A friend recently labelled me an ‘El Bulli groupie’. I’ve already spoken on here about why I find that restaurant and food so interesting so won’t go over old ground again, but maybe it’s an appropriate label given my behaviour at their demonstration at the ‘Mercat del mercats’. I fought off the urge to go to the bathroom and hunger to secure myself the best seat in the auditorium. This was the last presentation of the weekend and I sat through several others I wasn’t so interested in so I could strategically get nearer the front and in the best photo taking position. Like the people in supermarkets who constantly weigh up the shortest queue I moved and prowled until I was happily on the front row and facing one of the big screens. The pull of this presentation packed out the whole room for the first time all weekend with all seats full and rows of people standing. I was glad of my selfish, strategic planning.
It took an army of five people to set up the kitchen before they began yet chefs Oriol Castro, Eduard Xatruch and Mateu Casañas produced six seafood dishes and an aperitif that really lived up to the title of this demonstration.
They began with their aperitif, gazpacho ‘martini’. Frozen gazpacho was placed in a sieve lined with a cloth, the defrosted liquid collected underneath and was served in a martini glass with a drip of olive oil and cherry tomato ‘olives’.
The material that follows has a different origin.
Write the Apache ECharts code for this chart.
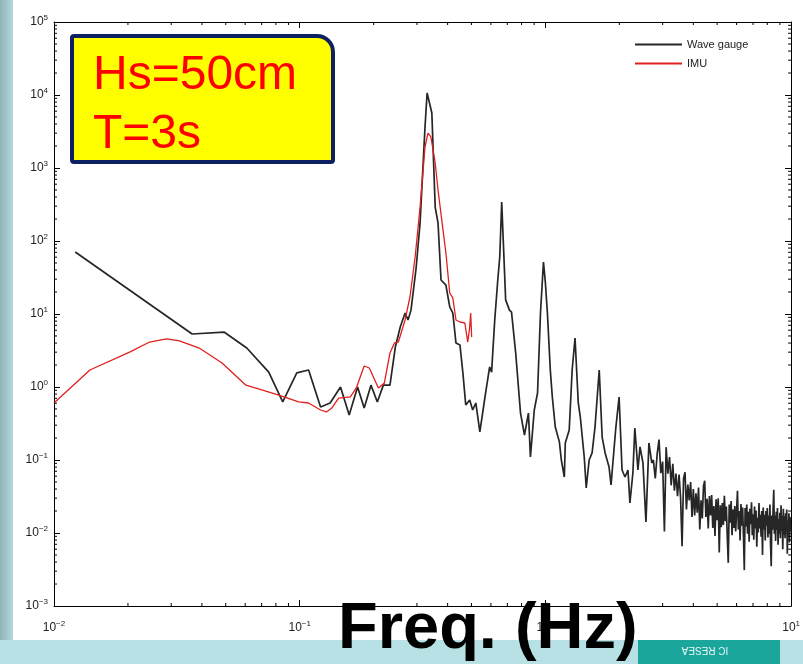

Berberechos or ‘heart clams’ in English were the first to be demonstrated. It was explained that they should be in perfect condition and tightly closed if they are to be used. They were placed in a large utensil similar to a slotted spoon and lowered into a pan of very salty water, I may have misheard but could’ve sworn he said 30% salt for about half a minute, so they had just opened. He stressed the importance of the water being well boiling as the less time the clams spent in the water the better. These were served with nothing more than a drizzle of olive oil and a sprinkle of paprika. Using the same method another plate was done but this time finished with passionfruit. The seeds and fruit were mixed together briefly in their skin before placing on each piece of flesh, the citrus element replacing the usual lemon seafood condiment.
Another type of clam, cloïsses in Catalan, were also poached using the same method but this time forced open with a knife and served barely cooked. The flavour of the sea must woosh round your mouth but they also suggested these could be finished with a splash of olive oil or a sprinkle of those fresh onions ceba tendre.
Galician oysters came next, one served cold, the other hot. Again they gave advise on the freshness, that there should be an intense aroma of the sea when you smell each uncooked oyster.
The cold oyster was to be accompanied by the lemony foam which they made first. A mixture of lemon juice and 50g of water was mixed with one of the Adria’s texturas, unfortunately I couldn’t make out which, and blended slowly to create the foam. This had to be left for at least a minute to settle.The foam was then placed on the cold oyster still in it’s shell.
The oyster to be served hot was removed from it’s shell and cooked gently in a pan with a little water from the oyster shell and some cava. It was then slipped gently back into it’s original home, y esta.
Oriol Castro was a fast speaker and difficult to keep up with. He produced the final three plates, the first of which was mussels al vapor. These mussels were steamed in a woven basket which he suggested getting from one of Barcelona’s unbelieveable number of ‘chinese’ stores which are piled floor to ceiling with everything you could possibly think of. He placed seaweed in the bottom of the steamer and sat the cleaned mussels on top along with quarters of lemon. The steamer was then placed on the top of a pan of boiling water for about 5 minutes until the shells had opened. The mussels were to be served like this with a squeeze of the lemon they’d been steamed with.
Next he peeled langoustines, starting in the middle of the animal and peeling away from himself and gently removing the black line of intenstines that runs through them. He then plunged the head and upper part of the langoustine in very salty boiling water for 45 seconds, swiftly removed the spine and sprinkled sea salt on the uncooked “sashimi” section. The idea is you eat the raw section and follow it with the poached half.
And finally, prawns from Palamos further north on the Costa Brava. Again the freshness was emphasised here, that only prawns caught the same or previous day should be used. The lower ‘leg’ parts were removed along with the heads and a cocktail stick placed under the tripa black line pulled it out in one piece. The heads were then floured and fried in a little oil for about 30 seconds where they were then forced through a mini sieve to squeeze out all the head juice “which contains all the potency of the prawn”. The body of the prawn had a skewer placed through the upper part, the skewer laying across the edges of the pan as this section was briefly submerged in hotish oil but not too hot to burn it. The lower part of the prawn out of the oil cooked due to the heat being emitted from the pan. The finished prawn was then served with a sprinkling of salt and a little spoon of the ‘head juice’ on the side.
This really was simple stuff but methods many of us would probably never think of doing at home and I think all these techniques were to show how you can bring out the pure, fresh taste of the ingredients and also make them look fantastic. I wish I could’ve captured the waft of prawns and ocean floating round the room at the end as I put my photographic shyness to one side for once and jostled with the crowds to snap the dishes.